By Kate Schuster, LINC Transformation Agent

Recently one of the graduate students in my Teaching English to Speakers of Other Languages class at Hunter College School of Education asked me, “How do I teach my 9th-grade beginner English Language Learners (ELLs), who are reading at a fourth grade level, when they are expected to keep up with peers reading Of Mice and Men? I need to have time to teach them phonics and comprehension but there aren’t any structures in my class to do that.” Despite having a co-teacher and a 90-minute English language arts block, this new teacher couldn’t think of a way to provide differentiated, personalized instruction for ELLs. I replied, “Have you tried station rotation?” I received a very perplexed look, “What is that and how would that help me teach my ELLs?” 

Station rotation is a blended learning model that is defined as “a course or subject in which students rotate on a fixed schedule or at the teacher’s discretion between learning modalities, at least one of which is online learning (Clayton Christensen Institute, 2015, p.1).” Station rotation is often the easiest model of blended learning for teachers to implement. It can be done with limited technology and it allows the teacher to differentiate tasks based on learning level, learning modalities, or both.”

I explained to my student that by deploying station rotations in her classroom, she could solve her problem of practice: differentiating for all of her students. Station rotation allows all of the students, not just the ELLs, to work in smaller learning communities. Within the stations, the teacher can provide students with differentiated tasks designed to increase engagement and meet students at their learning levels. Station rotation also would allow her to have more time to directly work with students in small groups. By simply changing the structure of the 90-minute block, all of the students would get a much more personalized, connected learning experience based on their individual needs. 

If you are setting up Station Rotations for the first time, here are some tips to get you started:

Make Groups: The most common grouping structure for station rotation is homogenous groups based on certain criteria like academic level or learning modality. However, you should consider making heterogeneous groups for certain station rotation lessons. Whatever group structure you decide on, make sure that you name groups to avoid stigmatization. Therefore, make group names using colors, sports teams, animals, etc. versus numbers or “high, medium, or low.”

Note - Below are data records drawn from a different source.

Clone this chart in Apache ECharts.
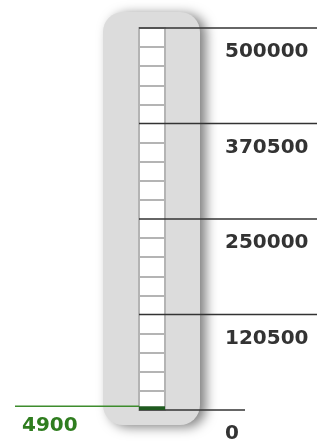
<!DOCTYPE html>
<html>
<head>
<meta charset="utf-8">
<script src="https://cdn.jsdelivr.net/npm/echarts@6/dist/echarts.min.js"></script>
<style>
html, body { margin: 0; padding: 0; background: #fff; }
#chart { width: 320px; height: 444px; }
</style>
</head>
<body>
<div id="chart"></div>
<script>
// data
var gaugeValue = [4900];
var axisMax = 500000;
var tickValues = [0, 125000, 250000, 375000, 500000];
var tickLabels = ['0', '120500', '250000', '370500', '500000'];

var labelFont = 'DejaVu Sans';

var chart = echarts.init(document.getElementById('chart'));
var option = {
	animation : false,
	// the grey rounded tube behind the scale
	graphic : [ {
		type : 'rect',
		z : -10,
		shape : { x : 103, y : 12, width : 97, height : 413, r : 20 },
		style : {
			fill : '#dcdcdc',
			shadowBlur : 12,
			shadowOffsetX : 6,
			shadowOffsetY : 2,
			shadowColor : 'rgba(0,0,0,0.5)'
		}
	} ],
	grid : {
		left : 139,
		width : 26,
		top : 28,
		bottom : 32,
		show : true,
		backgroundColor : '#fff',
		borderColor : '#b4b4b4',
		borderWidth : 2
	},
	xAxis : {
		type : 'value',
		min : 0,
		max : 1,
		show : false
	},
	yAxis : {
		type : 'value',
		min : 0,
		max : axisMax,
		interval : 125000,
		position : 'right',
		axisLine : { show : false },
		axisTick : { show : false },
		splitLine : { show : false },
		minorTick : { show : false, splitNumber : 5 },
		minorSplitLine : {
			show : true,
			lineStyle : { color : '#b4b4b4', width : 2 }
		},
		axisLabel : {
			margin : 60,
			color : '#333',
			fontFamily : labelFont,
			fontSize : 20,
			fontWeight : 'bold',
			verticalAlign : 'top',
			padding : [ 14, 0, 0, 0 ],
			formatter : function(v) {
				var i = tickValues.indexOf(v);
				return i < 0 ? '' : tickLabels[i];
			}
		}
	},
	series : [ {
		// major scale lines
		type : 'custom',
		data : tickValues.map(function(v) { return [ v ]; }),
		encode : { y : 0 },
		renderItem : function(params, api) {
			var v = api.value(0);
			var p = api.coord([ 0, v ]);
			var len = v === 0 ? 106 : 178;
			return {
				type : 'line',
				shape : { x1 : p[0], y1 : p[1], x2 : p[0] + len, y2 : p[1] },
				style : { stroke : '#333', lineWidth : 1.5 }
			};
		}
	}, {
		// current value: fill + pointer line + label
		type : 'custom',
		data : gaugeValue.map(function(v) { return [ v ]; }),
		encode : { y : 0 },
		z : 5,
		renderItem : function(params, api) {
			var v = api.value(0);
			var top = api.coord([ 0, v ]);
			var base = api.coord([ 0, 0 ]);
			var right = api.coord([ 1, 0 ]);
			return {
				type : 'group',
				children : [ {
					type : 'rect',
					shape : { x : base[0], y : top[1], width : right[0] - base[0], height : base[1] - top[1] },
					style : { fill : '#1f5a1f' }
				}, {
					type : 'line',
					shape : { x1 : 15, y1 : top[1], x2 : base[0], y2 : top[1] },
					style : { stroke : '#3d8c2d', lineWidth : 1.5 }
				}, {
					type : 'text',
					x : 22,
					y : top[1] + 20,
					style : {
						text : String(v),
						fill : '#2f7d1f',
						font : 'bold 20px "' + labelFont + '"',
						verticalAlign : 'middle'
					}
				} ]
			};
		}
	} ]
};
chart.setOption(option);
</script>
</body>
</html>
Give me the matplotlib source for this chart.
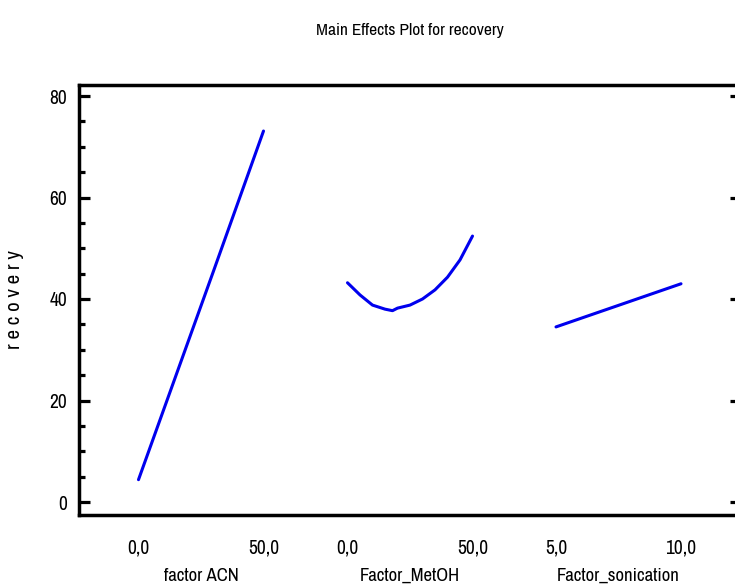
import matplotlib
matplotlib.use("Agg")
import matplotlib.pyplot as plt
from matplotlib import font_manager as fm

# ---------------- data ----------------
acn_x = [0, 10, 20, 30, 40, 50]
acn_y = [4.4, 18.1, 31.8, 45.5, 59.3, 73.1]

metoh_x = [0, 5, 10, 15, 18, 20, 25, 30, 35, 40, 45, 50]
metoh_y = [43.2, 40.8, 38.8, 38.0, 37.7, 38.2, 38.8, 40.0, 41.8, 44.3, 47.7, 52.4]

son_x = [5, 6, 7, 8, 9, 10]
son_y = [34.5, 36.2, 37.9, 39.6, 41.3, 43.0]

factor_names = ["factor ACN", "Factor_MetOH", "Factor_sonication"]
factor_ticks = [[0, 50], [0, 50], [5, 10]]
factor_ticklabels = [["0,0", "50,0"], ["0,0", "50,0"], ["5,0", "10,0"]]
y_ticks = [0, 20, 40, 60, 80]
y_minor = [5, 10, 15, 25, 30, 35, 45, 50, 55, 65, 70, 75]
title = "Main Effects Plot for recovery"
ylabel = "r e c o v e r y"

# ---------------- font: pick a narrow face if available ----------------
def pick_font():
    prefs = ["narrow", "extracondensed", "semicondensed", "condensed"]
    for key in prefs:
        for f in fm.fontManager.ttflist:
            fn = f.fname.lower().replace("-", "").replace("_", "")
            name = (f.name + " " + f.fname).lower().replace(" ", "").replace("-", "")
            if key in name and f.weight in (400, "normal", "regular") and f.style == "normal":
                if "bold" in fn or "italic" in fn or "light" in fn or "thin" in fn or "medium" in fn or "black" in fn:
                    continue
                if key == "condensed" and ("extracondensed" in name or "semicondensed" in name):
                    continue
                return f.fname
    return None

fpath = pick_font()

def fp(size):
    if fpath:
        return fm.FontProperties(fname=fpath, size=size)
    return fm.FontProperties(family="DejaVu Sans", size=size)

W, H = 735, 588
fig = plt.figure(figsize=(W / 100, H / 100), dpi=100)

# frame geometry in pixels
L, R, T, B = 78.5, 741.0, 85.0, 514.5
y0_px, y80_px = 502.0, 96.0
ppu = (y0_px - y80_px) / 80.0
ymin = (y0_px - B) / ppu
ymax = 80 + (y80_px - T) / ppu

def fx(px):
    return px / W

def fy(py):
    return 1 - py / H

ax = fig.add_axes([fx(L), fy(B), fx(R) - fx(L), fy(T) - fy(B)])
ax.set_xlim(0, 1)
ax.set_ylim(ymin, ymax)
ax.set_xticks([])
ax.set_yticks(y_ticks)
ax.set_yticks(y_minor, minor=True)
ax.set_yticklabels([str(v) for v in y_ticks], fontproperties=fp(14))
ax.tick_params(axis="y", which="major", direction="in", length=8, width=2.3,
               left=True, right=True, pad=8)
ax.tick_params(axis="y", which="minor", direction="in", length=4.5, width=2.3,
               left=True, right=True)
for s in ax.spines.values():
    s.set_linewidth(2.5)

# child axes, one per factor, mapped to the pixel spans
spans = [(138.5, 263.5), (347.5, 472.5), (556.0, 681.0)]
series = [(acn_x, acn_y), (metoh_x, metoh_y), (son_x, son_y)]
for (p0, p1), (xs, ys), ticks, tl, name in zip(spans, series, factor_ticks,
                                               factor_ticklabels, factor_names):
    sub = fig.add_axes([fx(p0), fy(B), fx(p1) - fx(p0), fy(T) - fy(B)])
    sub.patch.set_alpha(0)
    for s in sub.spines.values():
        s.set_visible(False)
    sub.set_xlim(ticks[0], ticks[1])
    sub.set_ylim(ymin, ymax)
    sub.set_yticks([])
    sub.set_xticks(ticks)
    sub.set_xticklabels(tl, fontproperties=fp(14))
    sub.tick_params(axis="x", length=0, pad=17)
    sub.set_xlabel(name, fontproperties=fp(13.5), labelpad=8)
    sub.plot(xs, ys, color="#0000ee", linewidth=2.2, clip_on=False,
             solid_capstyle="round")

fig.text(fx(15), fy(300), ylabel, rotation=90, ha="center", va="center",
         fontproperties=fp(15))
fig.text(fx(410), fy(30), title, ha="center", va="center", fontproperties=fp(12.5))

fig.savefig("out.png", dpi=100)
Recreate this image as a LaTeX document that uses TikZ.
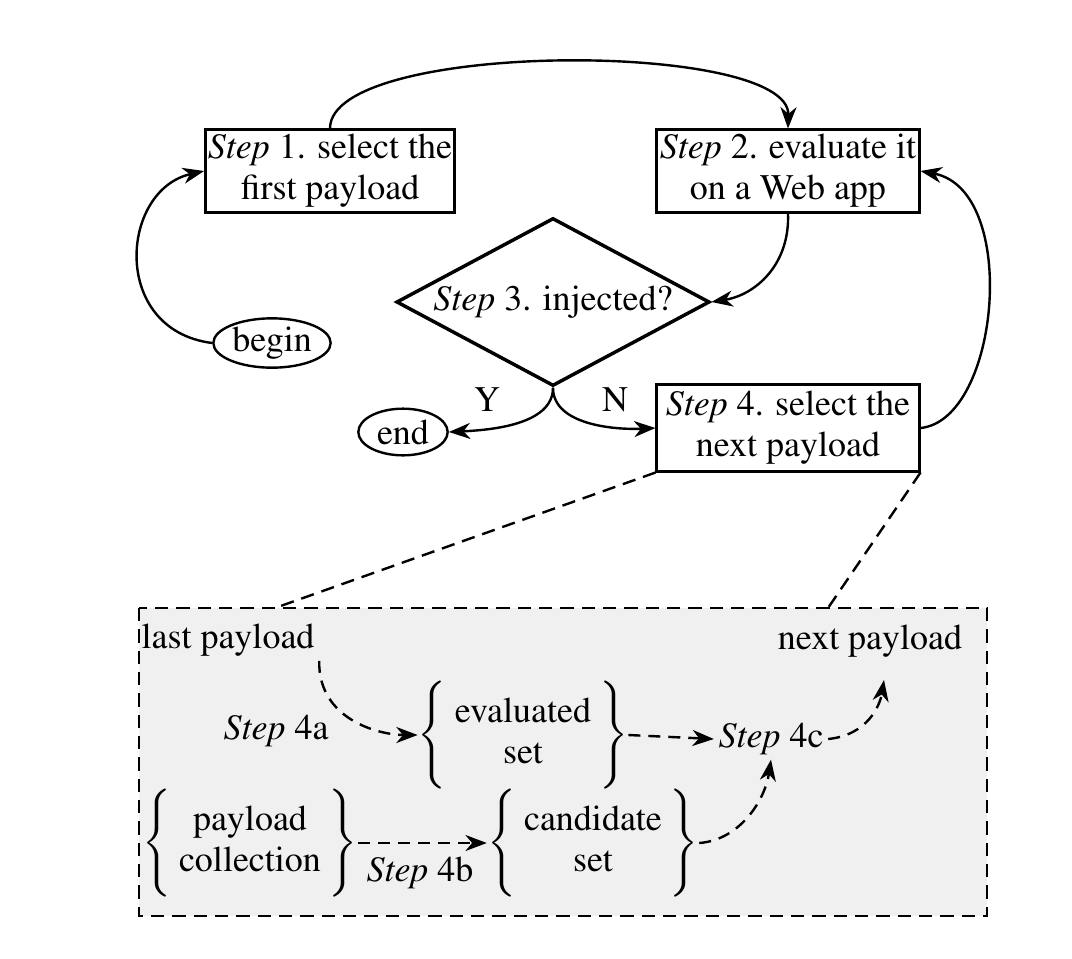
\documentclass[tikz,border=0pt]{standalone}
\usepackage[T1]{fontenc}
\usepackage{mathptmx}
\usetikzlibrary{shapes.geometric,arrows.meta}
\newcommand{\setstrut}{\rule[-33pt]{0pt}{78pt}}

\begin{document}
\begin{tikzpicture}[x=0.75pt,y=0.75pt,yscale=-1,xscale=1,
  every node/.style={font=\fontsize{27}{31}\selectfont},
  stepbox/.style={draw,line width=1.8pt,align=center,inner sep=0pt,minimum width=197pt,minimum height=62pt},
  decision/.style={diamond,draw,line width=2.6pt,inner sep=0pt,minimum width=235pt,minimum height=126pt},
  terminal/.style={ellipse,draw,line width=1.8pt,inner sep=1pt,minimum height=35pt},
  setgroup/.style={inner sep=0pt},
  arr/.style={line width=1.8pt,-{Stealth[length=16pt,width=12pt,inset=5pt]}},
  darr/.style={arr,dash pattern=on 9pt off 6pt}]
%set diagram size to the reference
\useasboundingbox (0,0) rectangle (1072,958);

%Shape: Zoom box
\draw [fill=gray!12,line width=2pt,dash pattern=on 10pt off 6pt] (139,608) rectangle (987,916) ;
\coordinate (z1) at (275,608);
\coordinate (z2) at (828,608);

% Step nodes
\node [stepbox,minimum width=187pt] (s1) at (330,171) {\textit{Step} 1. select the\\first payload};
\node [stepbox] (s2) at (788,171) {\textit{Step} 2. evaluate it\\on a Web app};
\node [decision,label={center:\textit{Step} 3. injected?}] (s3) at (553,302) {};
\node [stepbox,minimum height=65pt] (s4) at (788,428) {\textit{Step} 4. select the\\next payload};
\node [terminal,minimum width=88pt] (bg) at (272,343) {begin};
\node [terminal,minimum width=67pt] (nd) at (403,432) {end};

% Text Node
\node (y) at (487,400) {Y};
\node (n) at (615,400) {N};

%Curve Lines
\draw [arr] (s1.north) .. controls (330,40) and (790,40) .. (s2.north) ;
\draw [arr] (bg.west) .. controls (110,330) and (120,190) .. (s1.west) ;
\draw [arr] (s2.south) .. controls (790,265) and (755,295) .. (s3.east) ;
\draw [arr] (s4.east) .. controls (1000,420) and (1020,190) .. (s2.east) ;
\draw [arr] (s3.south) .. controls (553,425) and (490,430) .. (nd.east) ;
\draw [arr] (s3.south) .. controls (553,425) and (615,430) .. (s4.west) ;

%Dashed zoom lines
\draw [line width=1.8pt,dash pattern=on 10pt off 6pt] (s4.south west) -- (z1) ;
\draw [line width=1.8pt,dash pattern=on 10pt off 6pt] (s4.south east) -- (z2) ;

% Inside the zoom box
\node (lp) at (228,640) {last payload};
\node (np) at (870,641) {next payload};
\coordinate (npin) at (884,680);
\node (s4a) at (276,731) {\textit{Step} 4a};
\node (s4b) at (420,873) {\textit{Step} 4b};
\node (s4c) at (771,739) {\textit{Step} 4c};
\node [setgroup] (ev) at (523,735) {$\left\{\setstrut\begin{tabular}{c}evaluated\\set\end{tabular}\right\}$};
\node [setgroup] (pc) at (250,843) {$\left\{\setstrut\begin{tabular}{c}payload\\collection\end{tabular}\right\}$};
\node [setgroup] (cs) at (593,843) {$\left\{\setstrut\begin{tabular}{c}candidate\\set\end{tabular}\right\}$};

\draw [darr] (lp.south east) .. controls (318,720) and (380,735) .. (ev.west) ;
\draw [darr] (ev.east) -- (s4c.west) ;
\draw [darr] (pc.east) -- (cs.west) ;
\draw [darr] (cs.east) .. controls (740,840) and (765,800) .. (s4c.south) ;
\draw [darr] (s4c.east) .. controls (868,735) and (880,705) .. (npin) ;

\end{tikzpicture}
\end{document}
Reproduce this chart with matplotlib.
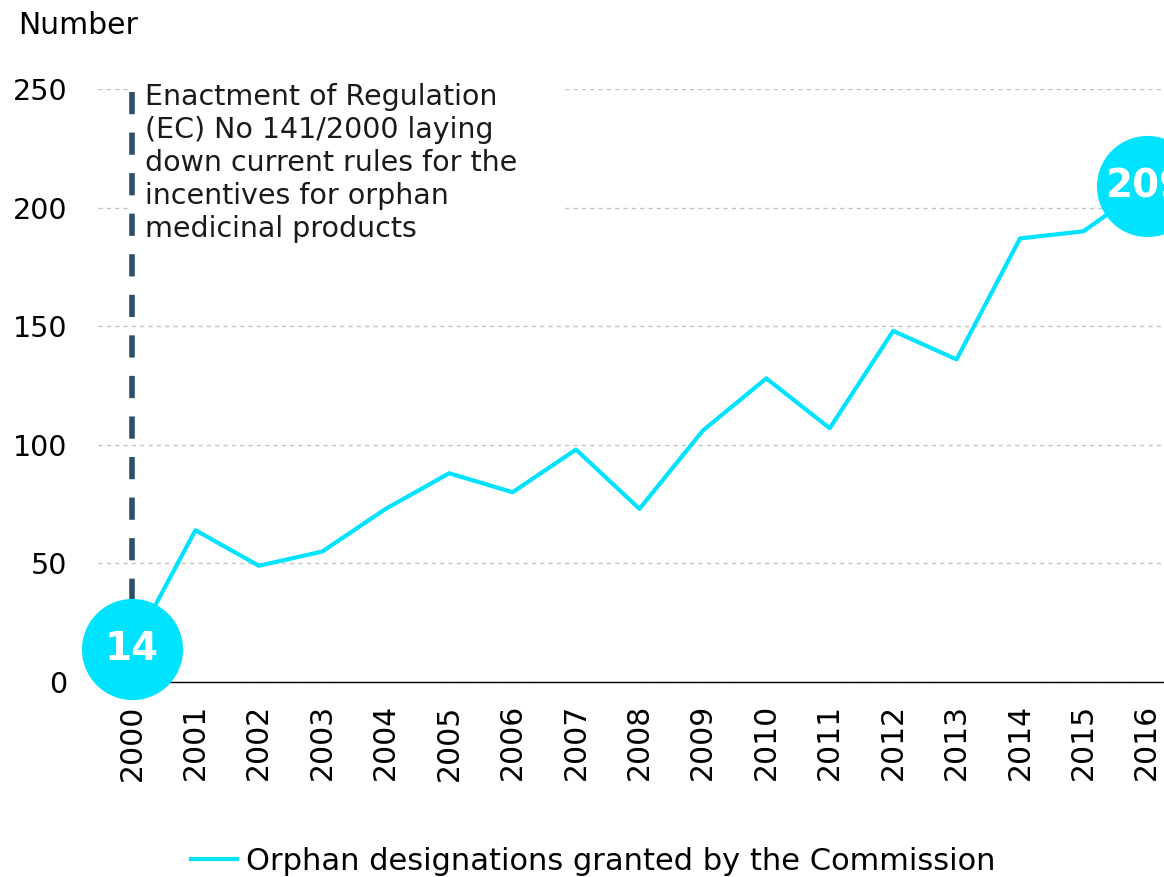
import matplotlib.pyplot as plt
from matplotlib.patches import Rectangle

years = list(range(2000, 2017))
designations = [14, 64, 49, 55, 73, 88, 80, 98, 73, 106, 128, 107, 148, 136, 187, 190, 209]
yticks = [0, 50, 100, 150, 200, 250]

series_label = 'Orphan designations granted by the Commission'
note = ('Enactment of Regulation\n(EC) No 141/2000 laying\ndown current rules for the\n'
        'incentives for orphan\nmedicinal products')

cyan = '#00E3FF'
slate = '#2D5069'

plt.rcParams['font.family'] = ['DejaVu Sans']

fig = plt.figure(figsize=(11.64, 8.77), dpi=100)
ax = fig.add_axes([98 / 1164, 195 / 877, 1066 / 1164, 593 / 877])

ax.set_xlim(1999.464, 2016.27)
ax.set_ylim(0, 250)

# horizontal grid only
ax.set_yticks(yticks)
ax.yaxis.grid(True, color='#C4C4C4', linestyle=(0, (3, 3)), linewidth=1)
ax.set_axisbelow(True)

ax.set_xticks(years)
ax.set_xticklabels([str(y) for y in years], rotation=90, fontsize=21.5)
ax.tick_params(axis='x', length=0, pad=16)
ax.tick_params(axis='y', length=0, pad=22, labelsize=20.5)

for side in ['top', 'right', 'left']:
    ax.spines[side].set_visible(False)
ax.spines['bottom'].set_color('black')
ax.spines['bottom'].set_linewidth(1)

# white box behind the annotation hides the grid
ax.add_patch(Rectangle((2000, 172), 6.78, 85, facecolor='white', edgecolor='none',
                       zorder=1.5, clip_on=False))

# regulation marker
ax.plot([2000, 2000], [0, 253], color=slate, linewidth=4, dashes=(4, 3.3),
        zorder=2, clip_on=False)
ax.text(2000.2, 252.5, note, fontsize=20.5, va='top', ha='left', linespacing=1.23,
        color='#1A1A1A', zorder=3)

line, = ax.plot(years, designations, color=cyan, linewidth=3, zorder=3,
                clip_on=False, label=series_label)

# bubbles on first and last values
for i in (0, -1):
    ax.scatter(years[i], designations[i], s=5300, color=cyan, zorder=4,
               clip_on=False, linewidths=0)
    ax.text(years[i], designations[i], str(designations[i]), color='white',
            fontsize=28, fontweight='bold', ha='center', va='center', zorder=5,
            clip_on=False)

fig.text(18 / 1164, 1 - 25 / 877, 'Number', fontsize=21.5, va='center', ha='left')

fig.legend(handles=[line], loc='center', bbox_to_anchor=(0.51, 1 - 861 / 877),
           frameon=False, fontsize=22, handlelength=1.5, handletextpad=0.3)

fig.savefig('out.png', dpi=100)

Create Systems: Prior to implementing station rotations in your classroom, think about what systems you’ll need to put in place to signal to the group that a  station is over, that it is time to transition, and set expectations for how students will clean up. Some common tools that teachers use for these systems are timers large enough for the whole classroom to see (such as one projected on a SmartBoard), bells/buzzers to signal the end of a rotation, and visibly posting groups and the order that they will go in during the station rotation. Don’t forget to practice these systems before you implement your first station rotation. Finally, make sure to practice these systems throughout the school year if students don’t transition correctly or do not clean up their stations properly.  

Build Independence: Implementing this new learning style will be an adjustment for both you and your students, especially with the new level of independence and responsibility that you’ll be expecting from the students. You can build independence with station rotation by slowly building up to 20-30 minute rotations. Start with 8-10 minute rotations and every week add more time to arrive at 20-30 minute rotations. Next, ensure that there are extension activities for early finishers at non-teacher led stations and pre-teach students how/where to access those materials. Finally, teach students how to independently problem-solve if an issue arises at a station. Some problem-solve examples include “Googling it,” ask three peers, or having student “technology ambassadors” who can troubleshoot common technology issues. 

Now go out there and make some stations!